[Your objective]:
All of the material should be reproduced exactly, with pictures left out.
□ □ □
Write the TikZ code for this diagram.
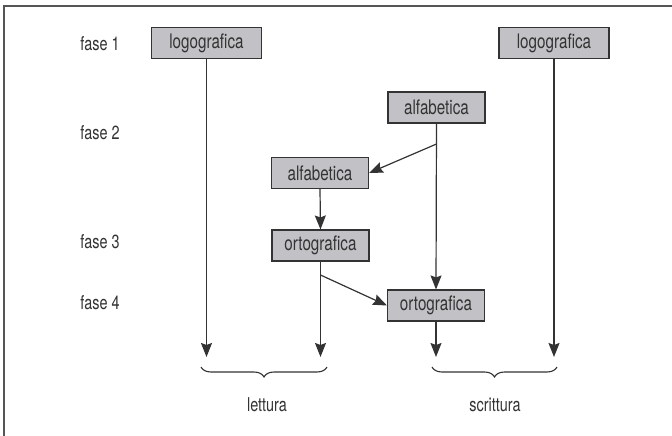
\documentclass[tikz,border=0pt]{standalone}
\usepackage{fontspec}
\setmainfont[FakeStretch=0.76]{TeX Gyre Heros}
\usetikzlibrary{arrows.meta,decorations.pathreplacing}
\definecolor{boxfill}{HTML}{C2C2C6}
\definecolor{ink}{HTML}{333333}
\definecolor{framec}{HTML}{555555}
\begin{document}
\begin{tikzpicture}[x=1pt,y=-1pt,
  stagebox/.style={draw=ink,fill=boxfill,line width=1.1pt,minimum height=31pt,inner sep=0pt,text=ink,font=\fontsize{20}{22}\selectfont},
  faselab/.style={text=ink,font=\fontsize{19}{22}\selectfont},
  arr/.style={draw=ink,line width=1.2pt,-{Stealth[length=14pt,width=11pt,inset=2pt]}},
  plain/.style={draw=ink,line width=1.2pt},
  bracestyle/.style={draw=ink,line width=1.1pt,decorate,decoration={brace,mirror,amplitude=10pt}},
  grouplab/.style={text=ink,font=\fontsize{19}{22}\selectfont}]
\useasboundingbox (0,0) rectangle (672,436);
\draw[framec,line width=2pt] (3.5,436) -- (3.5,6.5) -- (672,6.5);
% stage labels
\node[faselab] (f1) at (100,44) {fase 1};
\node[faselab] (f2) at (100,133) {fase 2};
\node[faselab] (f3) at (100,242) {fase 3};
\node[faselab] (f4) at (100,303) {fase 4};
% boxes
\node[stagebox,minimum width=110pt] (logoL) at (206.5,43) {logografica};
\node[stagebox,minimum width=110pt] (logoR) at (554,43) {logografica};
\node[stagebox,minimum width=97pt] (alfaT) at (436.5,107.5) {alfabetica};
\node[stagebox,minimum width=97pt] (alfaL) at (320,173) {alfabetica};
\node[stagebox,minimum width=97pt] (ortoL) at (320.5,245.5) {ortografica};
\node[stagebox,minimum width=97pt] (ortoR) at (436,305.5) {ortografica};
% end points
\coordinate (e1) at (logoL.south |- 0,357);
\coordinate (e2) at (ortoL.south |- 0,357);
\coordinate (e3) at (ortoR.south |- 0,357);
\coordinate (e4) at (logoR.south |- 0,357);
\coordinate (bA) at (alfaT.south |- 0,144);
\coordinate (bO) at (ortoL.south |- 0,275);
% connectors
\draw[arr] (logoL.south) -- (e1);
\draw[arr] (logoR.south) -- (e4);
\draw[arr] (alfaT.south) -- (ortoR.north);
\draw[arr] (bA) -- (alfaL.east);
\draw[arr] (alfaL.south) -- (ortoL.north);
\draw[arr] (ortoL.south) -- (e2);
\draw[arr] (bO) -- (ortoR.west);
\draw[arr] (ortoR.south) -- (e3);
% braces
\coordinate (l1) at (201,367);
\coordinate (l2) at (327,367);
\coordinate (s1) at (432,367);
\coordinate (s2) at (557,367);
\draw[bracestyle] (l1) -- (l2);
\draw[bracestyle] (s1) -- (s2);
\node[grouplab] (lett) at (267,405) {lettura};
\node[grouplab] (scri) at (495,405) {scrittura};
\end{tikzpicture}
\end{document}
□ □ □
[Correct result]:
Write the TikZ code for this diagram.
\documentclass[tikz,border=0pt]{standalone}
\usepackage{fontspec}
\setmainfont[FakeStretch=0.76]{TeX Gyre Heros}
\usetikzlibrary{arrows.meta,decorations.pathreplacing}
\definecolor{boxfill}{HTML}{C2C2C6}
\definecolor{ink}{HTML}{333333}
\definecolor{framec}{HTML}{555555}
\begin{document}
\begin{tikzpicture}[x=1pt,y=-1pt,
  stagebox/.style={draw=ink,fill=boxfill,line width=1.1pt,minimum height=31pt,inner sep=0pt,text=ink,font=\fontsize{20}{22}\selectfont},
  faselab/.style={text=ink,font=\fontsize{19}{22}\selectfont},
  arr/.style={draw=ink,line width=1.2pt,-{Stealth[length=14pt,width=11pt,inset=2pt]}},
  plain/.style={draw=ink,line width=1.2pt},
  bracestyle/.style={draw=ink,line width=1.1pt,decorate,decoration={brace,mirror,amplitude=10pt}},
  grouplab/.style={text=ink,font=\fontsize{19}{22}\selectfont}]
\useasboundingbox (0,0) rectangle (672,436);
\draw[framec,line width=2pt] (3.5,436) -- (3.5,6.5) -- (672,6.5);
% stage labels
\node[faselab] (f1) at (100,44) {fase 1};
\node[faselab] (f2) at (100,133) {fase 2};
\node[faselab] (f3) at (100,242) {fase 3};
\node[faselab] (f4) at (100,303) {fase 4};
% boxes
\node[stagebox,minimum width=110pt] (logoL) at (206.5,43) {logografica};
\node[stagebox,minimum width=110pt] (logoR) at (554,43) {logografica};
\node[stagebox,minimum width=97pt] (alfaT) at (436.5,107.5) {alfabetica};
\node[stagebox,minimum width=97pt] (alfaL) at (320,173) {alfabetica};
\node[stagebox,minimum width=97pt] (ortoL) at (320.5,245.5) {ortografica};
\node[stagebox,minimum width=97pt] (ortoR) at (436,305.5) {ortografica};
% end points
\coordinate (e1) at (logoL.south |- 0,357);
\coordinate (e2) at (ortoL.south |- 0,357);
\coordinate (e3) at (ortoR.south |- 0,357);
\coordinate (e4) at (logoR.south |- 0,357);
\coordinate (bA) at (alfaT.south |- 0,144);
\coordinate (bO) at (ortoL.south |- 0,275);
% connectors
\draw[arr] (logoL.south) -- (e1);
\draw[arr] (logoR.south) -- (e4);
\draw[arr] (alfaT.south) -- (ortoR.north);
\draw[arr] (bA) -- (alfaL.east);
\draw[arr] (alfaL.south) -- (ortoL.north);
\draw[arr] (ortoL.south) -- (e2);
\draw[arr] (bO) -- (ortoR.west);
\draw[arr] (ortoR.south) -- (e3);
% braces
\coordinate (l1) at (201,367);
\coordinate (l2) at (327,367);
\coordinate (s1) at (432,367);
\coordinate (s2) at (557,367);
\draw[bracestyle] (l1) -- (l2);
\draw[bracestyle] (s1) -- (s2);
\node[grouplab] (lett) at (267,405) {lettura};
\node[grouplab] (scri) at (495,405) {scrittura};
\end{tikzpicture}
\end{document}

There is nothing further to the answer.